The National Committee on Quality Assurance (NCQA) has launched an artificial intelligence working group to determine how to best measure performance of high-risk AI once it has been deployed by health plans and providers.
The 35-year-old organization runs a spate of quality measurement and reporting programs, like health plan accreditation and the Healthcare Effectiveness Data and Information Set (HEDIS) measures used by 90% of health plans, according to the Office of the Assistant Secretary for Planning and Evaluation.
The NCQA has convened more than 30 organizations to share their experiences using AI and help create standards for the technology. Some members of its AI working group are the American Academy of Family Physicians, America's Health Insurance Plans, Blue Cross Blue Shield of Tennessee, the Community Care Plan, Covered California, the Kaiser Foundation Health Plan and United HealthCare.
"As the modality of care, as the channels of healthcare delivery continue to evolve, and as we continue to see a very evolving healthcare delivery landscape, we do want to take a very hard look at what additional things we can do to continue putting that lens on quality and putting quality front and center," Vik Wadhwani, chief transformation officer at NCQA, said in an interview.
The NCQA hopes the monthly convenings of the AI working group will be a good opportunity for the organization to learn about the issues facing health plans and providers during post-deployment monitoring of AI. As the working group members share their experiences using responsible yet innovative AI, NCQA hopes the members can learn from each other as well.
The group also wants to gain consensus about risk-based AI governance and monitoring, though Wadhwani pointed out that there could be multiple definitions depending on the use case. To do so, the group will define high-risk AI use cases.

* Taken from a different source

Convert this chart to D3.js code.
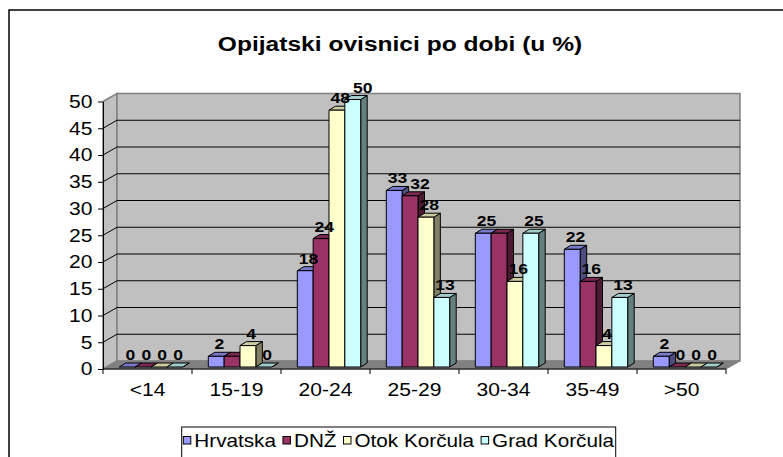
<!DOCTYPE html>
<html>
<head>
<meta charset="utf-8">
<script src="https://cdn.jsdelivr.net/npm/d3@7"></script>
<style>
  body { margin: 0; background: #fff; }
  text { font-family: Arial, "Liberation Sans", sans-serif; }
</style>
</head>
<body>
<script>
// chart data
let categories = ["<14", "15-19", "20-24", "25-29", "30-34", "35-49", ">50"];
let seriesNames = ["Hrvatska", "DNŽ", "Otok Korčula", "Grad Korčula"];
let hrvatska = [0, 2, 18, 33, 25, 22, 2];
let dnz = [0, 2, 24, 32, 25, 16, 0];
let otokKorcula = [0, 4, 48, 28, 16, 4, 0];
let gradKorcula = [0, 0, 50, 13, 25, 13, 0];
let yTicks = [0, 5, 10, 15, 20, 25, 30, 35, 40, 45, 50];
let colors = ["#9999FF", "#993366", "#FFFFCC", "#CCFFFF"];
let title = "Opijatski ovisnici po dobi (u %)";

let seriesValues = [hrvatska, dnz, otokKorcula, gradKorcula];

// the picture looks a bit stretched sideways, so text gets a small x-scale
let sx = 1.17;

let W = 783, H = 457;
let plot = {left: 103, right: 726, top: 101.5, bottom: 369};
let wall = {dx: 14, dy: 8};          // depth of the back wall
let barOff = {dx: 3.5, dy: 2};       // bars sit a little behind the front plane
let barDepth = {dx: 6.5, dy: 4};     // depth of each 3d bar

let svg = d3.select("body").append("svg")
    .attr("width", W)
    .attr("height", H);

// outer chart border
svg.append("rect")
    .attr("x", 9).attr("y", 10)
    .attr("width", 800).attr("height", 480)
    .attr("fill", "#fff")
    .attr("stroke", "#000")
    .attr("stroke-width", 1.5);

// scales
let x0 = d3.scaleBand().domain(categories).range([plot.left, plot.right]);
let groupW = 63.4;
let x1 = d3.scaleBand().domain(seriesNames).range([0, groupW]);
let yScale = d3.scaleLinear().domain([0, 50]).range([plot.bottom, plot.top]);

function stretchText(sel, x, y) {
  return sel.attr("transform", "translate(" + x + "," + y + ") scale(" + sx + ",1)");
}

// title
stretchText(svg.append("text"), 400, 51)
    .attr("text-anchor", "middle")
    .attr("font-size", 21)
    .attr("font-weight", "bold")
    .text(title);

// walls and floor
let bx = plot.left + wall.dx, by = plot.top - wall.dy;
let floorY = plot.bottom - wall.dy;

svg.append("polygon")  // left side wall
    .attr("points", [[plot.left, plot.top], [bx, by], [bx, floorY], [plot.left, plot.bottom]].join(" "))
    .attr("fill", "#C0C0C0").attr("stroke", "#808080").attr("stroke-width", 1.5);

svg.append("rect")     // back wall
    .attr("x", bx).attr("y", by)
    .attr("width", plot.right + wall.dx - bx).attr("height", floorY - by)
    .attr("fill", "#C0C0C0").attr("stroke", "#808080").attr("stroke-width", 1.5);

svg.append("polygon")  // floor
    .attr("points", [[plot.left, plot.bottom], [bx, floorY], [plot.right + wall.dx, floorY], [plot.right, plot.bottom]].join(" "))
    .attr("fill", "#808080").attr("stroke", "#808080");

// gridlines on side wall and back wall
let grid = svg.append("g");
yTicks.filter(function(t) { return t > 0 && t < 50; }).forEach(function(t) {
  let yy = yScale(t);
  grid.append("polyline")
      .attr("points", [[plot.left, yy], [bx, yy - wall.dy], [plot.right + wall.dx, yy - wall.dy]].join(" "))
      .attr("fill", "none")
      .attr("stroke", "#000")
      .attr("stroke-width", 1);
});

// bars
function shade(c, k) {
  let col = d3.rgb(c);
  return d3.rgb(col.r * k, col.g * k, col.b * k).toString();
}

let bars = svg.append("g");
let labels = [];
categories.forEach(function(cat, ci) {
  seriesNames.forEach(function(name, si) {
    let v = seriesValues[si][ci];
    let bw = x1.bandwidth();
    let left = x0(cat) + (x0.bandwidth() - groupW) / 2 + x1(name) + barOff.dx;
    let right = left + bw;
    let top = yScale(v) - barOff.dy;
    let bottom = yScale(0) - barOff.dy;
    let c = colors[si];
    let g = bars.append("g")
        .attr("stroke", "#000")
        .attr("stroke-width", 1)
        .attr("stroke-linejoin", "round");
    // side face
    g.append("polygon")
        .attr("points", [[right, top], [right + barDepth.dx, top - barDepth.dy],
                         [right + barDepth.dx, bottom - barDepth.dy], [right, bottom]].join(" "))
        .attr("fill", shade(c, 0.5));
    // top face
    g.append("polygon")
        .attr("points", [[left, top], [left + barDepth.dx, top - barDepth.dy],
                         [right + barDepth.dx, top - barDepth.dy], [right, top]].join(" "))
        .attr("fill", shade(c, 0.8));
    // front face
    if (v > 0) {
      g.append("rect")
          .attr("x", left).attr("y", top)
          .attr("width", bw).attr("height", bottom - top)
          .attr("fill", c);
    }
    // equal neighbours print their label on the same spot, only one reads
    let prev = si > 0 ? seriesValues[si - 1][ci] : null;
    if (v > 0 && v === prev) return;
    labels.push({v: v, ci: ci, x: left + (bw + barDepth.dx) / 2, y: top - barDepth.dy - 3});
  });
});

// value labels, nudged right when they run into the previous one
let labelG = svg.append("g");
let last = null;
labels.forEach(function(d) {
  let t = stretchText(labelG.append("text"), d.x, d.y)
      .attr("text-anchor", "middle")
      .attr("font-size", 15)
      .attr("font-weight", "bold")
      .text(d.v);
  let w = t.node().getComputedTextLength() * sx;
  if (last && last.ci === d.ci && d.v > 0 && Math.abs(last.y - d.y) < 14) {
    let minX = last.x + last.w / 2 + 3 + w / 2;
    if (d.x < minX) {
      d.x = minX;
      stretchText(t, d.x, d.y);
    }
  }
  d.w = w;
  last = d;
});

// y axis
let yAxis = svg.append("g")
    .attr("transform", "translate(" + plot.left + ",0)")
    .call(d3.axisLeft(yScale).tickValues(yTicks).tickSize(5).tickPadding(4).tickSizeOuter(0));
yAxis.select(".domain").attr("stroke", "#000");
yAxis.selectAll("text")
    .attr("font-size", 18)
    .attr("font-family", "Arial, 'Liberation Sans', sans-serif")
    .attr("fill", "#000")
    .attr("transform", "scale(" + sx + ",1)");

// x axis, ticks sit on the category boundaries
let xAxis = svg.append("g")
    .attr("transform", "translate(0," + plot.bottom + ")");
xAxis.append("line")
    .attr("x1", plot.left).attr("x2", plot.right)
    .attr("stroke", "#000");
xAxis.selectAll(".bound")
    .data(categories.concat(["end"]))
    .enter().append("line")
    .attr("x1", function(d, i) { return plot.left + i * x0.bandwidth(); })
    .attr("x2", function(d, i) { return plot.left + i * x0.bandwidth(); })
    .attr("y1", 0).attr("y2", 5)
    .attr("stroke", "#000");
xAxis.selectAll(".cat")
    .data(categories)
    .enter().append("text")
    .attr("text-anchor", "middle")
    .attr("font-size", 18)
    .attr("transform", function(d) {
      return "translate(" + (x0(d) + x0.bandwidth() / 2) + ",27) scale(" + sx + ",1)";
    })
    .text(function(d) { return d; });

// legend
let legend = svg.append("g");
legend.append("rect")
    .attr("x", 181.7).attr("y", 427)
    .attr("width", 434).attr("height", 40)
    .attr("fill", "#fff")
    .attr("stroke", "#000");
let lx = 183.3;
seriesNames.forEach(function(name, i) {
  legend.append("rect")
      .attr("x", lx).attr("y", 436.5)
      .attr("width", 7.5).attr("height", 7.5)
      .attr("fill", colors[i])
      .attr("stroke", "#000");
  let t = stretchText(legend.append("text"), lx + 11, 446.5)
      .attr("font-size", 17.7)
      .text(name);
  lx += 11 + t.node().getComputedTextLength() * sx + 7;
});
</script>
</body>
</html>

The NCQA seeks to identify where health plans and providers need help monitoring the effectiveness of AI. The problems they identify will then inform the output of the group, like finding policy alignment for transparency requirements, performance management of AI systems or an AI playbook.
The NCQA AI working group will focus on AI at the intersection of quality and patient safety that is high impact and high risk.
“Not all AI methods have the same level of risk,” Wadhwani said. “Large language models, generative AI [have] a different level of risk than very deterministic algorithms that have been in production in many places for a long time.”
Wadhwani is also interested in performance measurement for AI-assisted systems, in which multiple algorithms and agents are working together to complete tasks. How an organization might monitor and evaluate the effectiveness of a complex system is a question the group may consider.
“The industry has spent a lot of time focusing on, rightfully so, the effectiveness of individual AI models, but there's a lot more thinking to be done around AI-assisted systems and platforms. In those use cases, there aren't one, two or three models in a high-risk use case like utilization management, there's actually a series of models with agents orchestrating those models on either side of the stakeholders that are part of the process and value chain here," he said.
The working group will focus on the post-deployment measurement, once health plans and providers have already purchased AI technology. They will not be creating resources for AI vendors that relate to model training or data use for model testing.
The NCQA has a variety of health plan and provider accreditation, certification and recognition programs. Wadhwani said the AI work group is still determining what the end product of its work will be. It could mirror existing quality measurement programs, be an add-on to an existing framework or be a toolkit.